From 2006 to 2018, more than 400,000 people have enjoyed around 450 programs of the Neighborhood Concert series. The SPO’s associate conductor and principal guest conductors take the baton for these concerts.
The orchestra, funded by the Seoul Metropolitan Government, also holds a number of large-scale concerts at major concert halls for free.
For more information, check the orchestra’s English website at www.seoulphil.or.kr/en/main/page.do.
Classical music at old palace
|Classical music performance held at Seokjojeon Hall in Deoksugung (KACF)|
The Kumho Asiana Cultural Foundation, best known for its support of Korea’s young musical prodigies, also organizes free concerts for a wider audience.

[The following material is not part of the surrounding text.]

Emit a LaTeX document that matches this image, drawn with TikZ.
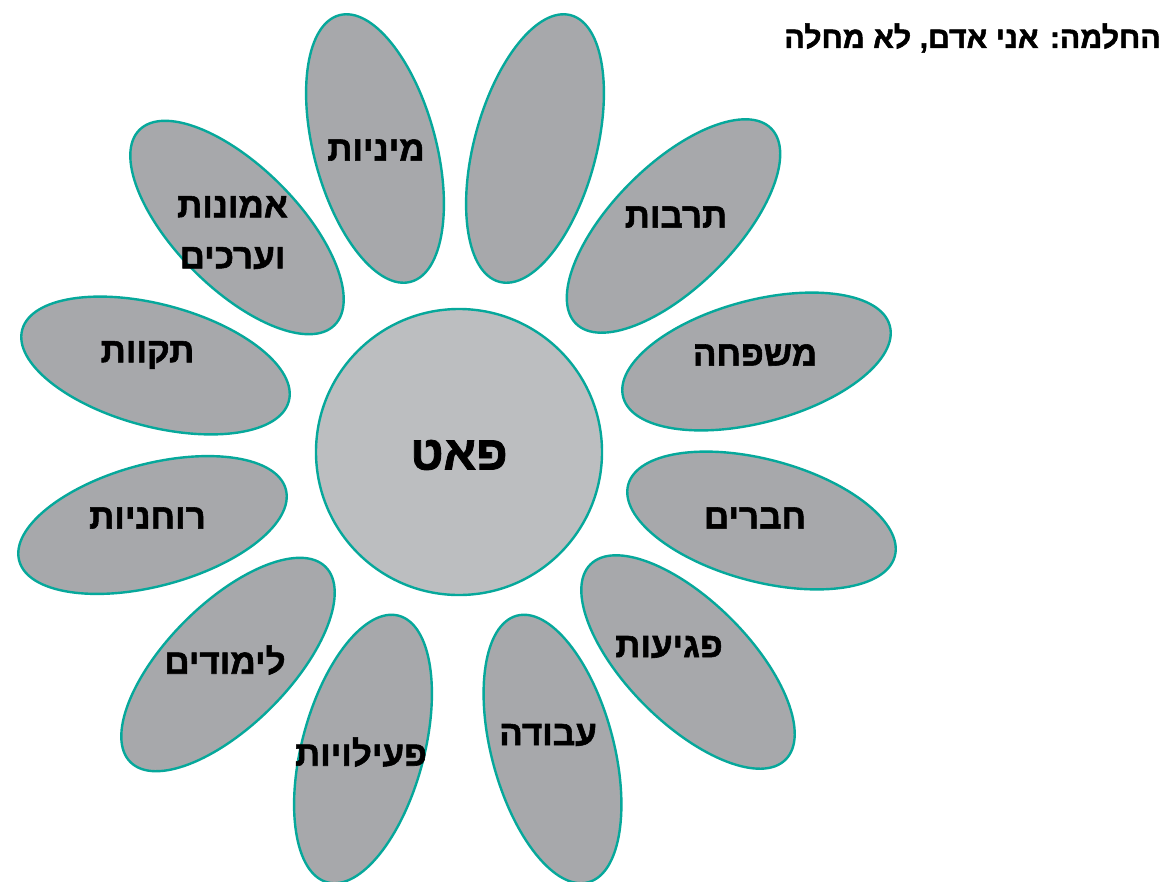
\documentclass[tikz,border=0pt]{standalone}
\usepackage{fontspec}
\setmainfont{Liberation Sans}
\newfontfamily\heb[Script=Hebrew, FakeBold=1.6]{Liberation Sans Bold}
\TeXXeTstate=1
\usetikzlibrary{shapes.geometric}
\definecolor{petalline}{HTML}{06A89B}
\definecolor{petalfill}{HTML}{A7A8AB}
\definecolor{corefill}{HTML}{BCBEC0}
\begin{document}
\begin{tikzpicture}[x=1pt,y=-1pt,
  petal/.style={ellipse, draw=petalline, line width=2.4pt, fill=petalfill,
    minimum width=276pt, minimum height=122pt, inner sep=0pt},
  core/.style={circle, draw=petalline, line width=2.4pt, fill=corefill,
    minimum size=286pt, inner sep=0pt},
  lbl/.style={font=\heb\fontsize{35}{51}\selectfont, inner sep=0pt, align=center},
  corelbl/.style={font=\heb\fontsize{48}{50}\selectfont, inner sep=0pt},
  titlelbl/.style={font=\heb\fontsize{30.3}{32}\selectfont, inner sep=0pt, anchor=east}]
\useasboundingbox (0,0) rectangle (1169,881);
\fill[white] (0,0) rectangle (1169,881);
% petals
\node[petal, rotate=105]  (p1)  at (375,148.5) {};
\node[petal, rotate=75]   (p2)  at (535,148.5) {};
\node[petal, rotate=45]   (p3)  at (673.5,226) {};
\node[petal, rotate=15]   (p4)  at (756.5,361.5) {};
\node[petal, rotate=-15]  (p5)  at (761.5,520.5) {};
\node[petal, rotate=-45]  (p6)  at (688,662) {};
\node[petal, rotate=-75]  (p7)  at (552.5,749) {};
\node[petal, rotate=-105] (p8)  at (363,749) {};
\node[petal, rotate=-135] (p9)  at (228,664.5) {};
\node[petal, rotate=-165] (p10) at (152.5,525) {};
\node[petal, rotate=165]  (p11) at (155.5,365.5) {};
\node[petal, rotate=135]  (p12) at (237,227.5) {};
% centre
\node[core] (core) at (459,452) {};
% labels
\node[lbl] (l1)  at (376,150) {\beginR מיניות\endR};
\node[lbl] (l3)  at (676,217) {\beginR תרבות\endR};
\node[lbl] (l4)  at (755,355) {\beginR משפחה\endR};
\node[lbl] (l5)  at (755,518) {\beginR חברים\endR};
\node[lbl] (l6)  at (669,647) {\beginR פגיעות\endR};
\node[lbl] (l7)  at (548,735) {\beginR עבודה\endR};
\node[lbl] (l8)  at (361,752) {\beginR פעילויות\endR};
\node[lbl] (l9)  at (225,660) {\beginR לימודים\endR};
\node[lbl] (l10) at (147.5,518) {\beginR רוחניות\endR};
\node[lbl] (l11) at (147.5,355) {\beginR תקוות\endR};
\node[lbl] (l12) at (232.5,232.5) {\beginR אמונות\endR\\\beginR וערכים\endR};
\node[corelbl] (lc) at (459,455) {\beginR פאט\endR};
\node[titlelbl] (title) at (1161,38) {\beginR החלמה: אני אדם, לא מחלה\endR};
\end{tikzpicture}
\end{document}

Since 2015, classical music performances have been held at Seokjojeon Hall, Deoksugung, on the last Wednesday of each month.
Seokjojeon Hall is a neo-classical building constructed in 1910. Inspired by stories of how King Gojong enjoyed piano performances at the hall, the Korea Cultural Heritage Administration and the Kumho Asiana Cultural Foundation co-organized the monthly classical music event.
Chamber group Kumho Asiana Soloists, consisting rising musicians, take to the stage for the series. This season, from July to November, each program is themed around different nations, including France and Russia, in remembrance of how the Korean Empire sought modernization in the late 19th century.
The performances are free of charge. Check Deoksugung’s website at www.deoksugung.go.kr a week before each performance. Seating is limited 90. The September concert is reserved for invited members of the public from underprivileged backgrounds.